_WORK TO DO_
Copy out the material below in full, but not its images.

_PROVIDED DATA_
-- -- --

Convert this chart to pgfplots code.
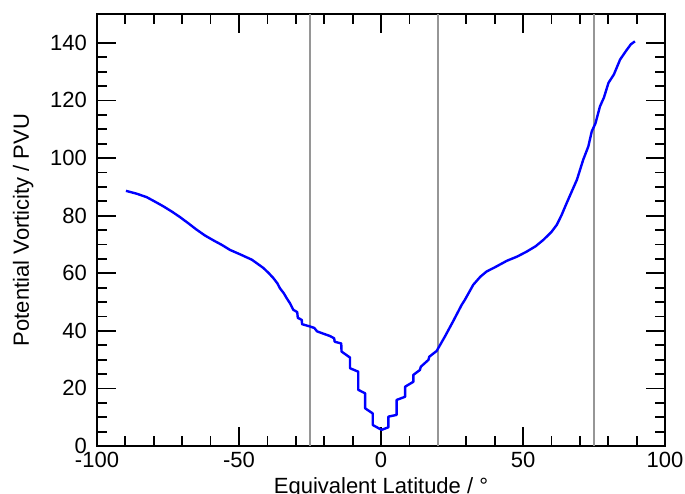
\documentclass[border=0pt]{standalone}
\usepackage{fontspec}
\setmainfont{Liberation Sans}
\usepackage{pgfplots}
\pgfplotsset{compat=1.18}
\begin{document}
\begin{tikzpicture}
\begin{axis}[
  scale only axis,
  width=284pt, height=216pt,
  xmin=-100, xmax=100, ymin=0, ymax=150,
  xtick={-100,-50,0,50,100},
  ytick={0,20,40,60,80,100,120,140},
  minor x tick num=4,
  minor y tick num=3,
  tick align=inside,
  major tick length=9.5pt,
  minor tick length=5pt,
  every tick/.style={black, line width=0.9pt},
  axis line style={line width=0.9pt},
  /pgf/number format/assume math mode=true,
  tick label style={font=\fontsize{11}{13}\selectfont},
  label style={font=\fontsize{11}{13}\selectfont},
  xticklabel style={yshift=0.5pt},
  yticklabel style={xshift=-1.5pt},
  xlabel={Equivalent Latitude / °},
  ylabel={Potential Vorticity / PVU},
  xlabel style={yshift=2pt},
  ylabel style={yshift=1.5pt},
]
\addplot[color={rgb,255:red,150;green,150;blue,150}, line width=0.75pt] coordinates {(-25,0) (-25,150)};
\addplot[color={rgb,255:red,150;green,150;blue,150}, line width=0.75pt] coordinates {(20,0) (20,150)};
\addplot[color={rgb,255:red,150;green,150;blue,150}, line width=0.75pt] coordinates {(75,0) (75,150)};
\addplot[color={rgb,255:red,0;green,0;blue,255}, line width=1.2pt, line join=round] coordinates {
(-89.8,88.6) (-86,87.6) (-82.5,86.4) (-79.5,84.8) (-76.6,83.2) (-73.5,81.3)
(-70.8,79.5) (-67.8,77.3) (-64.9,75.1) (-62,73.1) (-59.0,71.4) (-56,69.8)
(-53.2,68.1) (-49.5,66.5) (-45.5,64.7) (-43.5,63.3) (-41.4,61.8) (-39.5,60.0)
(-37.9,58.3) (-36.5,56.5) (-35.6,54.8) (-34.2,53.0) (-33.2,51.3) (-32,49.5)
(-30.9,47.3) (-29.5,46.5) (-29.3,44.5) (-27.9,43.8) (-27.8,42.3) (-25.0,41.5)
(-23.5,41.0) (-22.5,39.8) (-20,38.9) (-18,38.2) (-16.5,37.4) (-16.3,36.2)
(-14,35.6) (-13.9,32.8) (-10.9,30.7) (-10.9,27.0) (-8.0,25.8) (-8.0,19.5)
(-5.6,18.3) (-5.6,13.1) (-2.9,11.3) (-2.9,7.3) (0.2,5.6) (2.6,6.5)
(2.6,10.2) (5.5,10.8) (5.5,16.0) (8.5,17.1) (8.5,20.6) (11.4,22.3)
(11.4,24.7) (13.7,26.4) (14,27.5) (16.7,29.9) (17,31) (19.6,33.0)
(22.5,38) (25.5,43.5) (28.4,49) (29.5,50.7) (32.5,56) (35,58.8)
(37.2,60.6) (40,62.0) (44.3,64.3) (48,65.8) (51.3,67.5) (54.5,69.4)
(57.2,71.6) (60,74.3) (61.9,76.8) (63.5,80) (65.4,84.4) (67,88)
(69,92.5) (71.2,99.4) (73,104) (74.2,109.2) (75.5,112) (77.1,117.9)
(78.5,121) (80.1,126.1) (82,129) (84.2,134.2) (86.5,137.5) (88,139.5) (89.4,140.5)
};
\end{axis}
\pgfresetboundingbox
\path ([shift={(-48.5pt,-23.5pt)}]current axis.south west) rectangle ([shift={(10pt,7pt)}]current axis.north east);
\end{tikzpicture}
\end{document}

-- -- --

_EXERCISE RESPONSE_
Convert this chart to pgfplots code.
\documentclass[border=0pt]{standalone}
\usepackage{fontspec}
\setmainfont{Liberation Sans}
\usepackage{pgfplots}
\pgfplotsset{compat=1.18}
\begin{document}
\begin{tikzpicture}
\begin{axis}[
  scale only axis,
  width=284pt, height=216pt,
  xmin=-100, xmax=100, ymin=0, ymax=150,
  xtick={-100,-50,0,50,100},
  ytick={0,20,40,60,80,100,120,140},
  minor x tick num=4,
  minor y tick num=3,
  tick align=inside,
  major tick length=9.5pt,
  minor tick length=5pt,
  every tick/.style={black, line width=0.9pt},
  axis line style={line width=0.9pt},
  /pgf/number format/assume math mode=true,
  tick label style={font=\fontsize{11}{13}\selectfont},
  label style={font=\fontsize{11}{13}\selectfont},
  xticklabel style={yshift=0.5pt},
  yticklabel style={xshift=-1.5pt},
  xlabel={Equivalent Latitude / °},
  ylabel={Potential Vorticity / PVU},
  xlabel style={yshift=2pt},
  ylabel style={yshift=1.5pt},
]
\addplot[color={rgb,255:red,150;green,150;blue,150}, line width=0.75pt] coordinates {(-25,0) (-25,150)};
\addplot[color={rgb,255:red,150;green,150;blue,150}, line width=0.75pt] coordinates {(20,0) (20,150)};
\addplot[color={rgb,255:red,150;green,150;blue,150}, line width=0.75pt] coordinates {(75,0) (75,150)};
\addplot[color={rgb,255:red,0;green,0;blue,255}, line width=1.2pt, line join=round] coordinates {
(-89.8,88.6) (-86,87.6) (-82.5,86.4) (-79.5,84.8) (-76.6,83.2) (-73.5,81.3)
(-70.8,79.5) (-67.8,77.3) (-64.9,75.1) (-62,73.1) (-59.0,71.4) (-56,69.8)
(-53.2,68.1) (-49.5,66.5) (-45.5,64.7) (-43.5,63.3) (-41.4,61.8) (-39.5,60.0)
(-37.9,58.3) (-36.5,56.5) (-35.6,54.8) (-34.2,53.0) (-33.2,51.3) (-32,49.5)
(-30.9,47.3) (-29.5,46.5) (-29.3,44.5) (-27.9,43.8) (-27.8,42.3) (-25.0,41.5)
(-23.5,41.0) (-22.5,39.8) (-20,38.9) (-18,38.2) (-16.5,37.4) (-16.3,36.2)
(-14,35.6) (-13.9,32.8) (-10.9,30.7) (-10.9,27.0) (-8.0,25.8) (-8.0,19.5)
(-5.6,18.3) (-5.6,13.1) (-2.9,11.3) (-2.9,7.3) (0.2,5.6) (2.6,6.5)
(2.6,10.2) (5.5,10.8) (5.5,16.0) (8.5,17.1) (8.5,20.6) (11.4,22.3)
(11.4,24.7) (13.7,26.4) (14,27.5) (16.7,29.9) (17,31) (19.6,33.0)
(22.5,38) (25.5,43.5) (28.4,49) (29.5,50.7) (32.5,56) (35,58.8)
(37.2,60.6) (40,62.0) (44.3,64.3) (48,65.8) (51.3,67.5) (54.5,69.4)
(57.2,71.6) (60,74.3) (61.9,76.8) (63.5,80) (65.4,84.4) (67,88)
(69,92.5) (71.2,99.4) (73,104) (74.2,109.2) (75.5,112) (77.1,117.9)
(78.5,121) (80.1,126.1) (82,129) (84.2,134.2) (86.5,137.5) (88,139.5) (89.4,140.5)
};
\end{axis}
\pgfresetboundingbox
\path ([shift={(-48.5pt,-23.5pt)}]current axis.south west) rectangle ([shift={(10pt,7pt)}]current axis.north east);
\end{tikzpicture}
\end{document}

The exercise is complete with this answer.